Trump wants to charge ships a toll for passing through the Strait of Hormuz. The strait handles about 21 million barrels of oil per day. That's roughly a fifth of global supply. His plan is to tax vessels using international waters that the United States does not own or control.
Shipping costs go up. Oil prices follow. Retail traders see the headline and immediately start googling "how to buy crude oil futures with my Robinhood account." They cannot buy crude oil futures with their Robinhood account.
The real risk isn't the toll. It's that Iran might respond by actually closing the strait. Then those 21 million barrels per day stop moving entirely. Prices don't go up a little. They go up a lot. Supply shocks tend to work that way.
But technical analysts don't care about supply shocks. We care about lines on charts. If the 50-day moving average crosses the 200-day moving average, that's a golden cross. If Iran parks a destroyer in the shipping lane and lights it on fire, that's just noise.
Here's what happens next. Trump announces the toll. Iran threatens retaliation. Oil spikes. Day traders pile into USO calls with money they borrowed from their parents. The toll never actually gets implemented because international maritime law is not a suggestion box. Prices settle back down. The traders lose everything.

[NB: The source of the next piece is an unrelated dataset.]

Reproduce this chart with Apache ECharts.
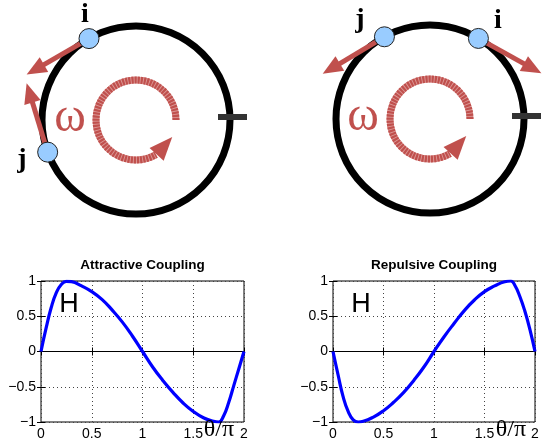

They'll blame the Iranians. They'll blame the shipping companies. They'll blame Jerome Powell for some reason. They won't blame themselves for trading geopolitical headlines like lottery tickets.
The Strait of Hormuz has been a chokepoint for fifty years. Every administration talks about securing it. None of them charge admission. Trump looked at that track record and thought, "What if we did though?"
The market will forget this in two weeks. The traders who bought at the top won't.